CHALLENGE: Restate each of the lines below word for word and drop every picture.
.....
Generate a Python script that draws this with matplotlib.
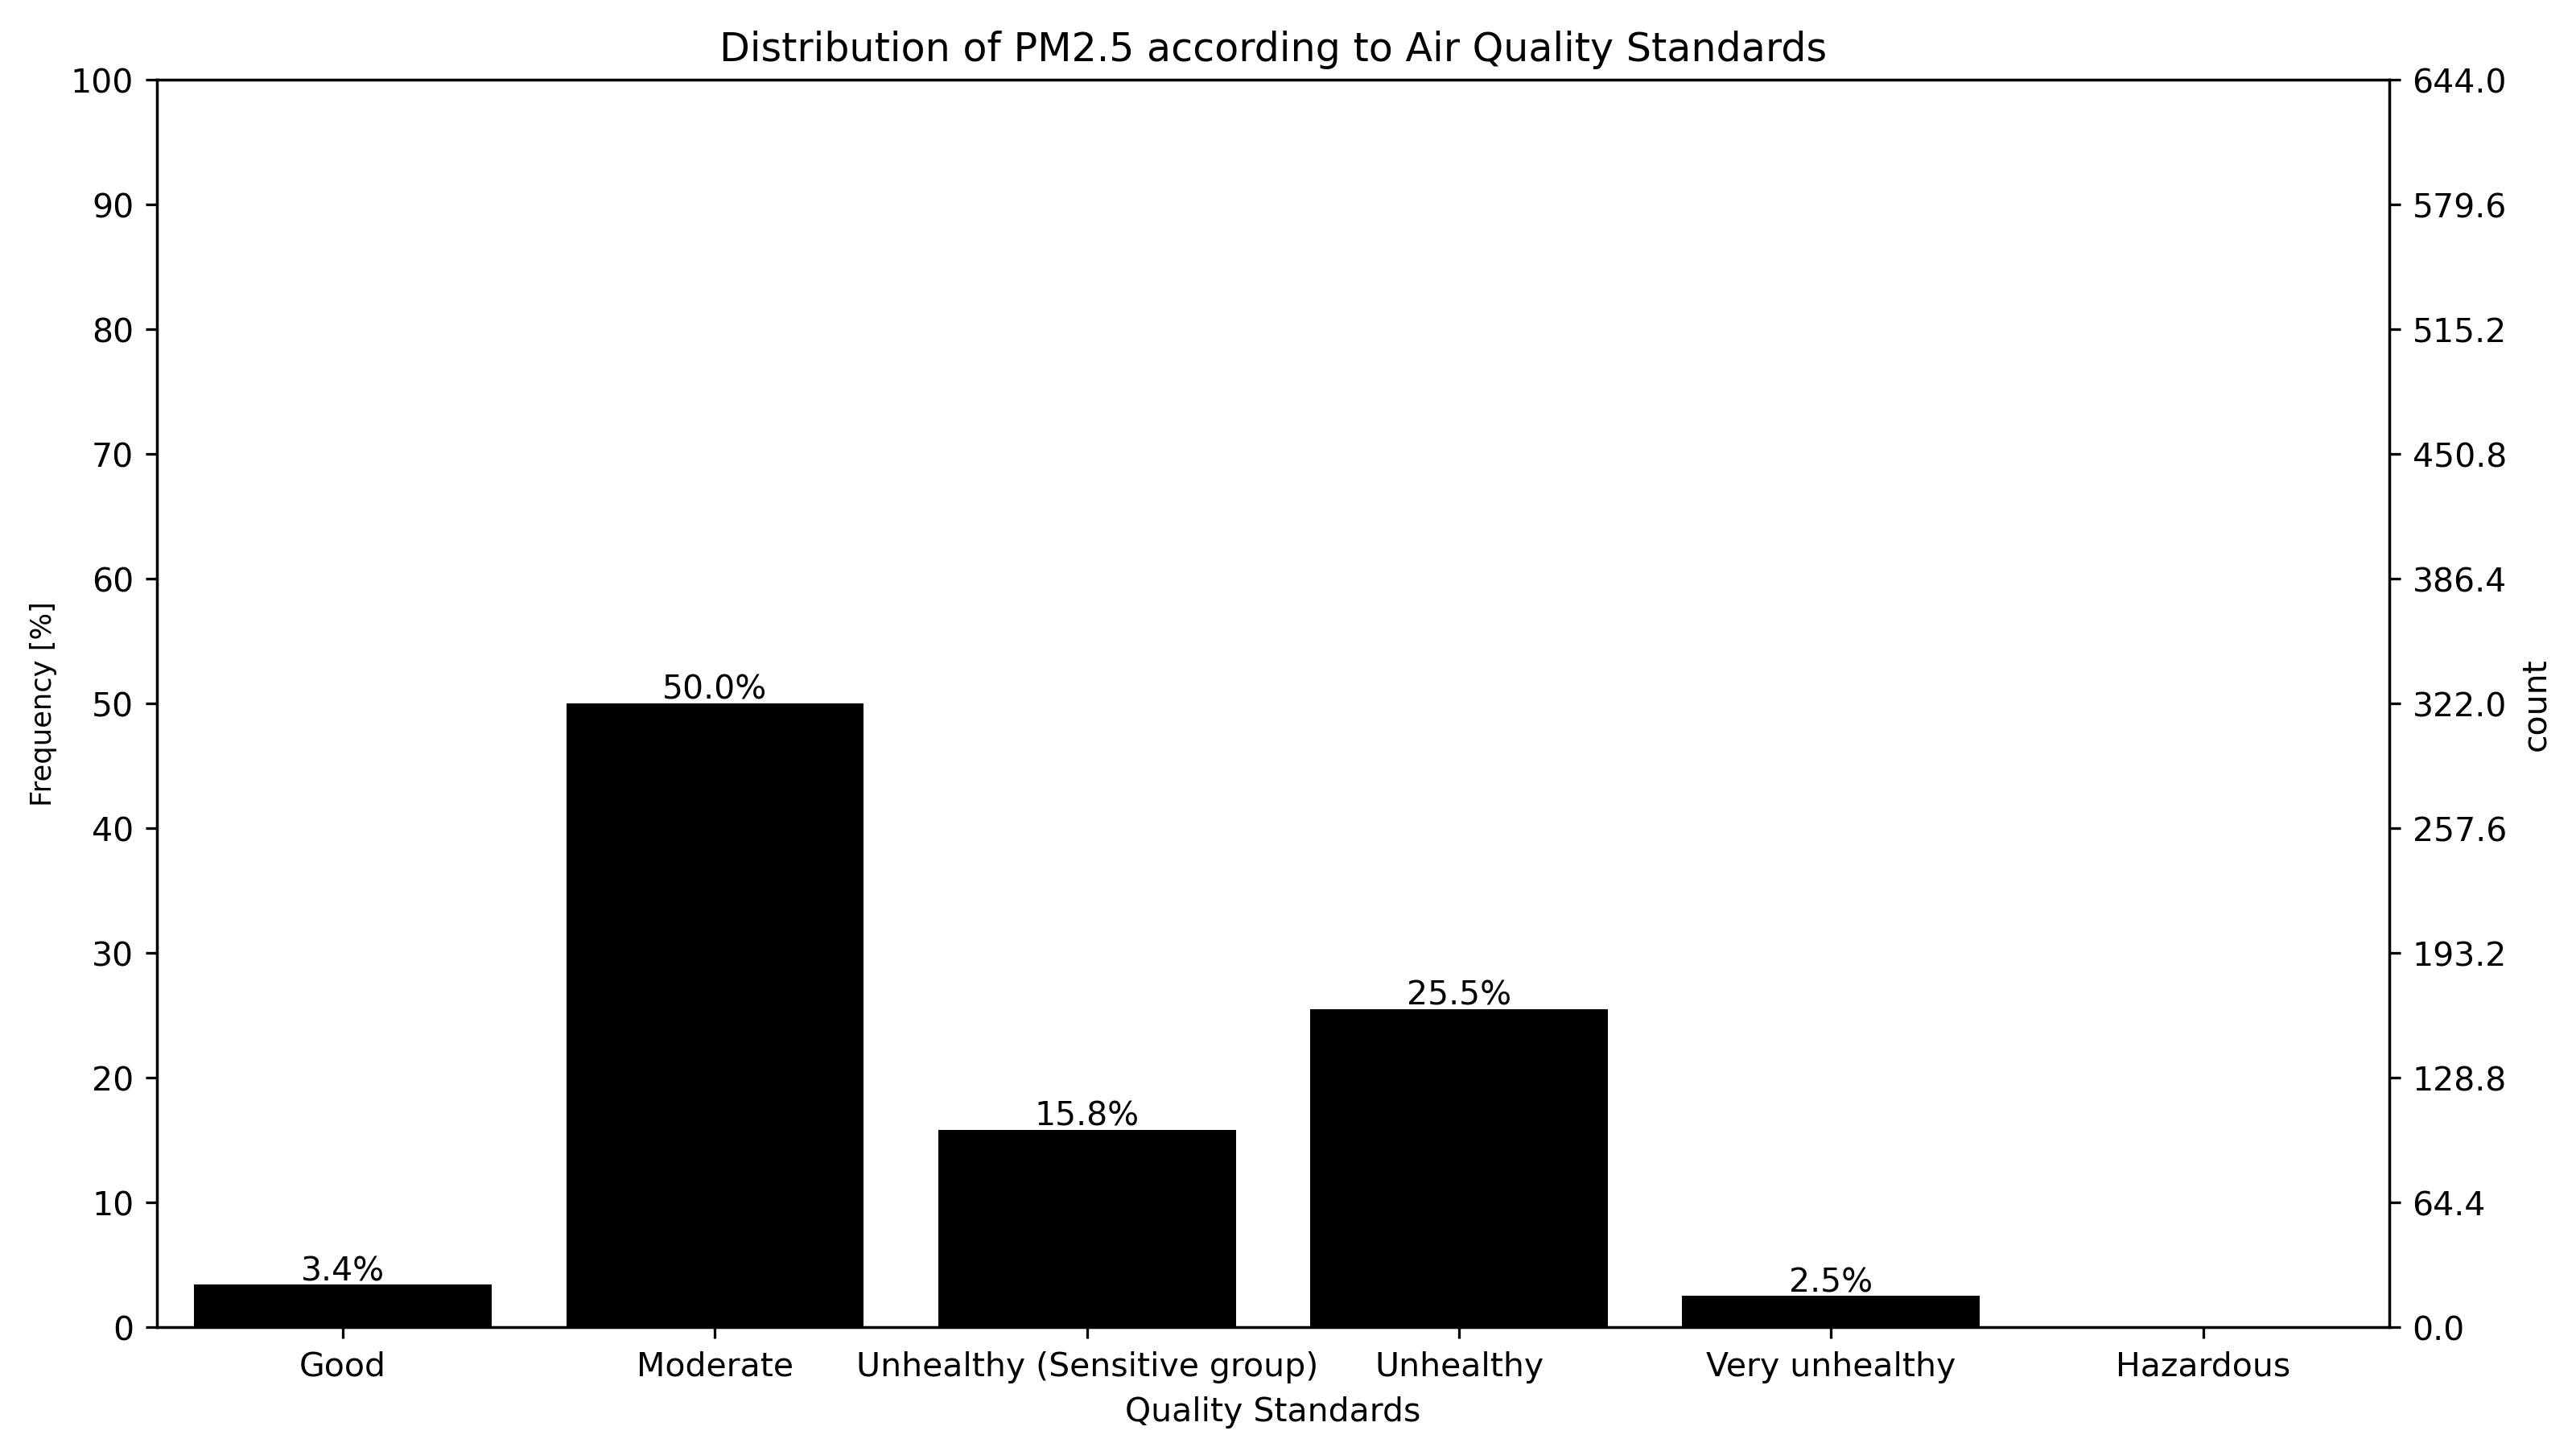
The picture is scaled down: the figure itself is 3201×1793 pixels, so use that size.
import numpy as np
import matplotlib
matplotlib.use("Agg")
import matplotlib.pyplot as plt

categories = ["Good", "Moderate", "Unhealthy (Sensitive group)", "Unhealthy",
              "Very unhealthy", "Hazardous"]
percent = [3.4, 50.0, 15.8, 25.5, 2.5, 0.0]
total_count = 644.0
count_ticks = np.linspace(0, total_count, 11)

DPI = 295
fig = plt.figure(figsize=(3201 / DPI, 1794 / DPI), dpi=DPI)
ax = fig.add_axes([0.0609, 0.0803, 0.8666, 0.8638])

x = np.arange(len(categories))
bars = ax.bar(x, percent, width=0.8, color="black")
for xi, p in zip(x, percent):
    if p > 0:
        ax.annotate(f"{p:.1f}%", (xi, p), xytext=(0, 1.5), textcoords="offset points",
                    ha="center", va="baseline", fontsize=10)

ax.set_xlim(-0.5, len(categories) - 0.5)
ax.set_ylim(0, 100)
ax.set_yticks(np.arange(0, 101, 10))
ax.set_xticks(x)
ax.set_xticklabels(categories)
ax.set_xlabel("Quality Standards")
ax.set_ylabel("Frequency [%]", fontsize=8.6)
ax.set_title("Distribution of PM2.5 according to Air Quality Standards")

ax2 = ax.twinx()
ax2.set_ylim(0, total_count)
ax2.set_yticks(count_ticks)
ax2.set_yticklabels([f"{v:.1f}" for v in count_ticks])
ax2.set_ylabel("count")

fig.savefig("out.png", dpi=DPI)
.....
ANSWER TO THIS TASK:
Generate a Python script that draws this with matplotlib.
The picture is scaled down: the figure itself is 3201×1793 pixels, so use that size.
import numpy as np
import matplotlib
matplotlib.use("Agg")
import matplotlib.pyplot as plt

categories = ["Good", "Moderate", "Unhealthy (Sensitive group)", "Unhealthy",
              "Very unhealthy", "Hazardous"]
percent = [3.4, 50.0, 15.8, 25.5, 2.5, 0.0]
total_count = 644.0
count_ticks = np.linspace(0, total_count, 11)

DPI = 295
fig = plt.figure(figsize=(3201 / DPI, 1794 / DPI), dpi=DPI)
ax = fig.add_axes([0.0609, 0.0803, 0.8666, 0.8638])

x = np.arange(len(categories))
bars = ax.bar(x, percent, width=0.8, color="black")
for xi, p in zip(x, percent):
    if p > 0:
        ax.annotate(f"{p:.1f}%", (xi, p), xytext=(0, 1.5), textcoords="offset points",
                    ha="center", va="baseline", fontsize=10)

ax.set_xlim(-0.5, len(categories) - 0.5)
ax.set_ylim(0, 100)
ax.set_yticks(np.arange(0, 101, 10))
ax.set_xticks(x)
ax.set_xticklabels(categories)
ax.set_xlabel("Quality Standards")
ax.set_ylabel("Frequency [%]", fontsize=8.6)
ax.set_title("Distribution of PM2.5 according to Air Quality Standards")

ax2 = ax.twinx()
ax2.set_ylim(0, total_count)
ax2.set_yticks(count_ticks)
ax2.set_yticklabels([f"{v:.1f}" for v in count_ticks])
ax2.set_ylabel("count")

fig.savefig("out.png", dpi=DPI)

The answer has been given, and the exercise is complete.